State v. Augustine, 2013 UT App 61, No. 20110454‐CA
(March 7, 2013)
Judge
Davis,
Exclusion
of Expert Testimony Regarding “Extreme Emotional Distress”
The trial court . . . excluded [Augustine’s] expert testimony [about
“significant issues in [Augustine’s] background, childhood and onward, that
would affect his ability to deal with certain stressors”] on relevance grounds,
explaining that extreme emotional distress involves “an objective, . . .
reasonable person” standard and, as proffered, the expert testimony would
address only a subjective standard of whether the behavior “was reasonable for
this individual.”
At ¶
2.
We affirm the trial court’s exclusion of the expert testimony, but we do
so on slightly different grounds than those cited by the trial court.
At ¶
3.
The [extreme emotional distress] defense
cannot be based on emotions and stress a defendant brought about himself; rather,
“a person suffers from an extreme emotional disturbance when he is exposed to
extremely unusual and overwhelming stress.” Shumway, 2002 UT 124, ¶ 9
(citation and internal quotation marks omitted). This distinction of “exposed”
versus “self‐imposed” “guide[s]
the evaluative process of extreme emotional distress claims in our courts.” White,
2011 UT 21, ¶¶ 22–23 (recognizing that because “all intentional homicides, with
the exception of those by cold‐blooded
killers or in the course of a felony, are abnormal acts for the perpetrators
and the result of strong emotions and stresses[,] . . . a distinction must be
drawn so that this defense will only be applicable to those homicides which
appropriately qualify under the underlying purpose of this mitigating defense
and not en masse to all acts constituting murder, in the second degree” (citation
and internal quotation marks omitted)).
At ¶ 5.
The Court does not review the trial court’s exclusion of expert
testimony or jury instruction on the extreme emotional distress issue because
Augustine was not entitled to the defense.
At ¶ 7.
The triggering stressors that Augustine enumerates are largely self‐imposed—he sought out J.E.
for retribution for what was an assumption that J.E. indirectly passed along an
STD to Augustine. Augustine went to J.E.’s house looking for a fight. Thus, the
ensuing fight and adrenaline spiking are products of his own behavior. . . .

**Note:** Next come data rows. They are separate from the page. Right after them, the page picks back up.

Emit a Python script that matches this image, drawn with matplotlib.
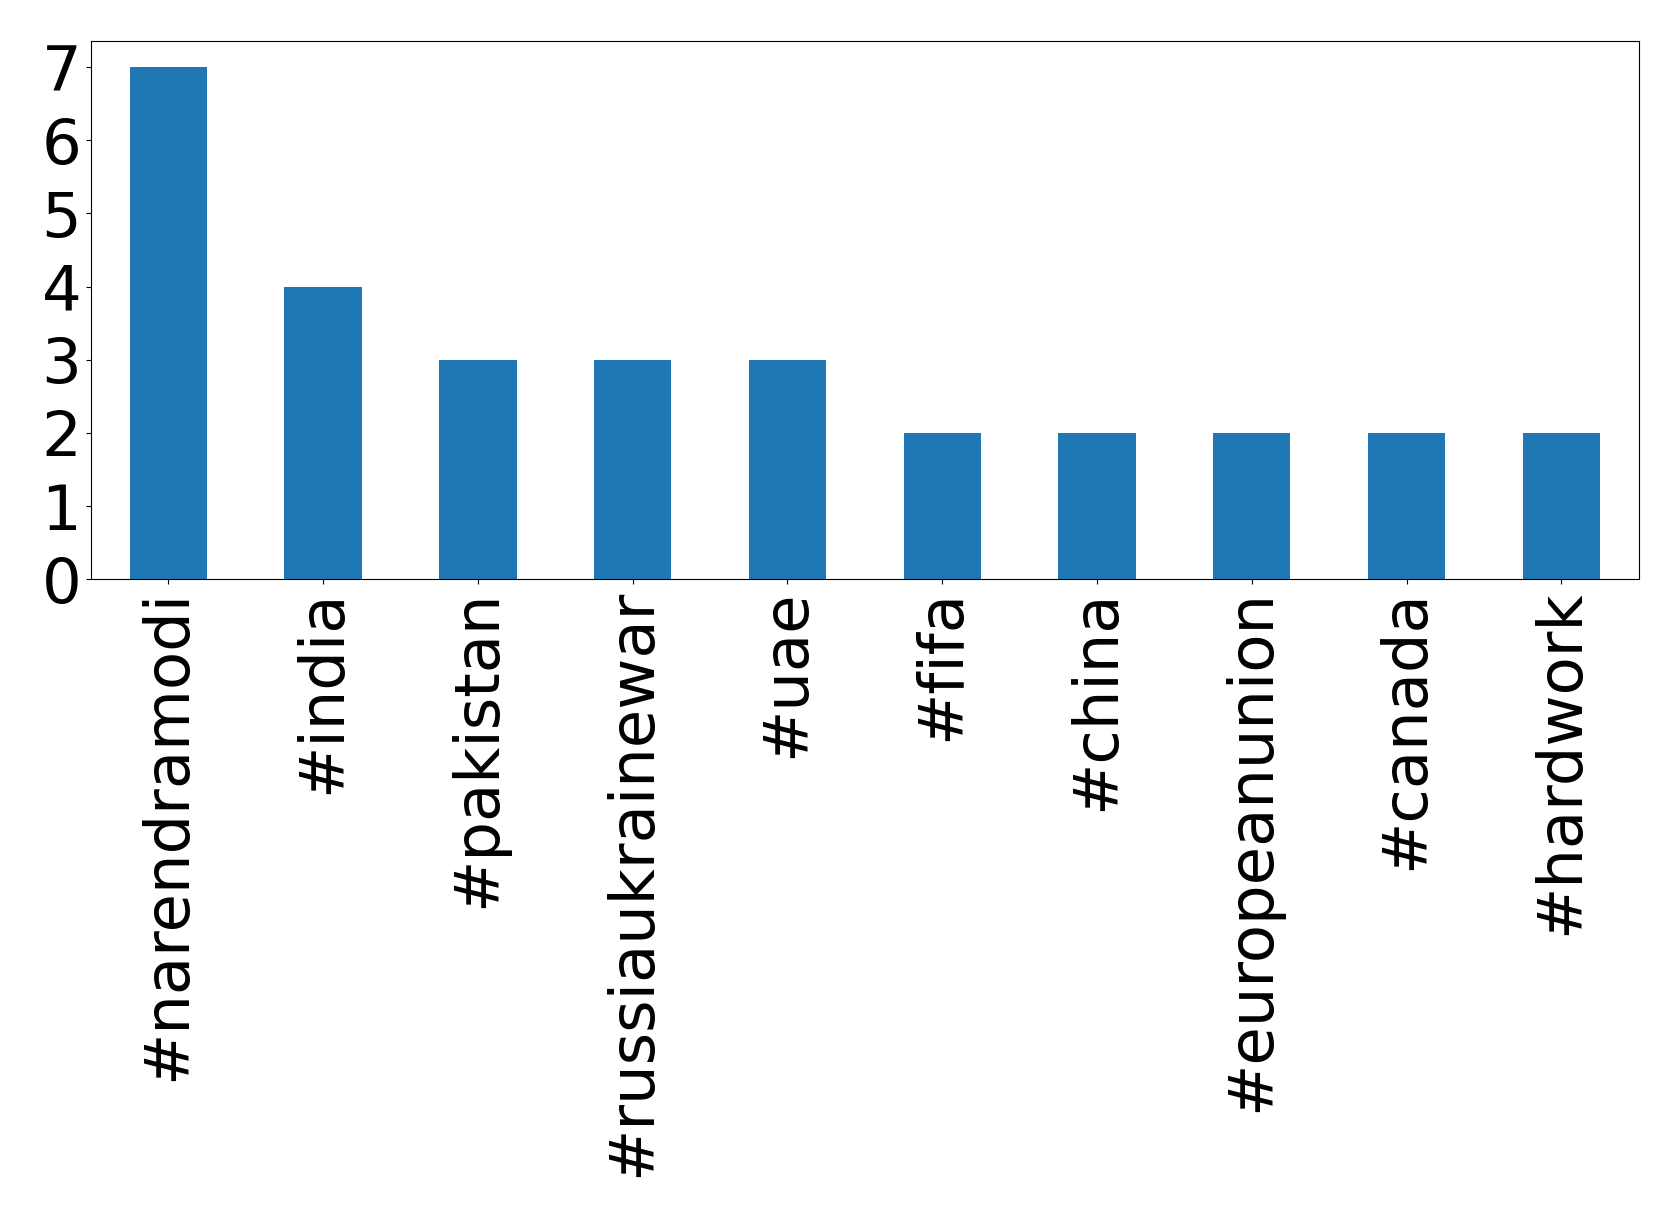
import matplotlib
matplotlib.use("Agg")
import matplotlib.pyplot as plt

categories = ["#narendramodi", "#india", "#pakistan", "#russiaukrainewar", "#uae",
              "#fifa", "#china", "#europeanunion", "#canada", "#hardwork"]
counts = [7, 4, 3, 3, 3, 2, 2, 2, 2, 2]

fig = plt.figure(figsize=(16.79, 12.17), dpi=100)
ax = fig.add_axes([0.0542, 0.524, 0.9218, 0.442])
x = list(range(len(categories)))
ax.bar(x, counts, width=0.5, color="#1f77b4")
ax.set_xlim(-0.5, len(categories) - 0.5)
ax.set_ylim(0, 7 * 1.05)
ax.set_xticks(x)
ax.set_xticklabels(categories, rotation=90, fontsize=45)
ax.set_yticks(range(0, 8))
ax.tick_params(axis="y", labelsize=45)
fig.savefig("out.png", dpi=100)
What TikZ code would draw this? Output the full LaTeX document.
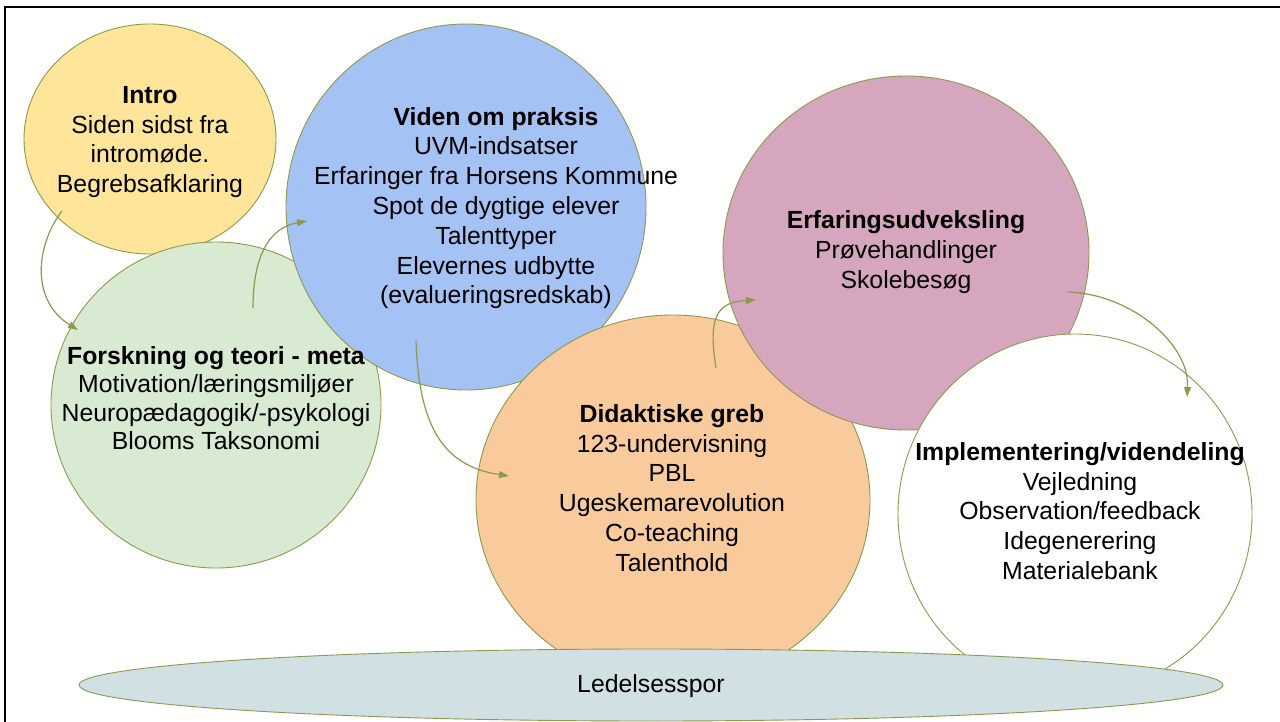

“Thus, defendant’s emotional disturbance was a product of his knowingly or
intentionally involving himself in the commission of a crime and [is not]
excusable [under the extreme emotional distress defense].” See State
v. Gardner, 789 P.2d 273, 276, 283 (Utah 1989)
At ¶
7.
Mens
Rea Element of Accomplice Liability
Augustine
argues that the accomplice liability jury instruction did not adequately
explain the mens rea requirement for the underlying offense, attempted
murder. The Court reviews both the
accomplice liability instruction and the attempted murder instruction together,
and determines that when read together the instructions accurately informed the
jury of the mens rea requirement for attempted murder on an accomplice
liability theory.
At ¶
10.
Compelled
Testimony
Last, Augustine contends that after Stapley informed the court of his
intention to remain silent, having Stapley subsequently refuse to testify in
the presence of the jury allowed the State to support its case with the
inferences that could be drawn from Stapley’s refusal, thereby denying
Augustine his constitutional right to a fair trial.
At ¶
11.
The issue here boils down to whether the conversation that occurred
outside of the jury’s presence during which Stapley indicated that he had been
planning on refusing to testify amounted to his having actually invoked a Fifth
Amendment privilege. A witness’s “exercise of the [Fifth Amendment] privilege
is not evidence to be used in the case by any party.” State v. Travis,
541 P.2d 797, 799 (Utah
1975) . . . It “is sufficient to defeat [the] suggestion [that a witness is
being called for an] improper . . . purpose” when the attorney calling the
witness has “a colorable—albeit ultimately invalid—argument” that the witness could
not validly claim the privilege. See id. Compare Namet, 373 U.S. at 188 . .
. . Thus, “reversible error is [not] invariably committed whenever a witness”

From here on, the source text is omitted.